En lisant ces derniers mots je me suis souvenu d'une phrase, lue pendant notre
retraite à Jouarre, en décembre : « Une femme oublie-t-elle son petit enfant,
est-elle sans pitié pour le fils de ses entrailles ? Même si les femmes
oubliaient, moi, je ne t'oublierais pas. Vois, je t'ai gravée sur les paumes
de mes mains. » (Isaïe, 49, 14-16). George Didi-Huberman remarque dans un
ouvrage sur Fra Angelico7, que le peintre s'est servi du même
pigment pour peindre les fleurs qui éclosent dans le jardin et les stigmates
du Christ, alors qu'il utilise d'habitude différents pigments rouges... La
Passion du Christ porte déjà symboliquement son fruit et le jardin du monde
est marqué à jamais par le passage du Dieu incarné.
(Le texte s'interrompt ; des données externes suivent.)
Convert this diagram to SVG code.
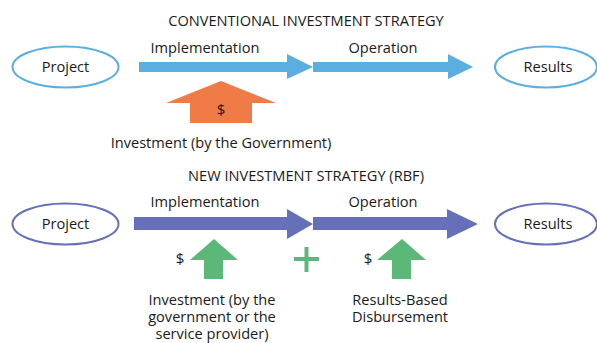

De même que Dieu garde sur les paumes de ses mains les stigmates de la
Passion, Marie-Madeleine « porte le visage du Christ dans ses mains » : elle
n'oubliera pas cette vision, dont elle court faire part aux disciples.
Eux-mêmes, portant ce visage dans leurs mains, annonceront la Bonne Nouvelle
au monde. Fra Angelico sent bien que, d'une manière toute particulière, le
peintre aussi porte désormais le visage de Dieu dans ses mains, en usant de
son talent pour le représenter: Il peut rendre visible cette scène où
l'humanité rachetée, à travers la personne de Marie-Madeleine, reçoit de plein
fouet ce regard de Dieu qu'elle évitait dans la Genèse (« Marie ! »), rendre
visible ce moment de grâce où l'humanité, « retournée », se convertit et
reconnaît son Maître: « Rabbouni ! ».
Ce qui me paraît extrêmement riche en histoire de l'art, c'est de se sentir
aux prises à chaque instant avec la beauté du monde, et avec le sens que nous
lui attribuons. Voir comment les peintres ont inlassablement représenté notre
jardin pour y chercher les traces et les stigmates du jardinier divin. Croire
avec eux ---\, avec certains du moins\, --- qu'il est vraiment homme et vraiment
Dieu, incarné et ressuscité. Et que jusqu'à ce qu'il vienne, nous portons son
visage dans nos mains.
Me voici, maître extrême et déroutant,
me voici à l'approche du soir
avec la brume qui monte des pins,
les premiers feux après les pluies,
dans cet automne au soleil chiffonné
à l'âge que l'on dit l'été d'un homme:
et je te cherche puisque tu me manques8.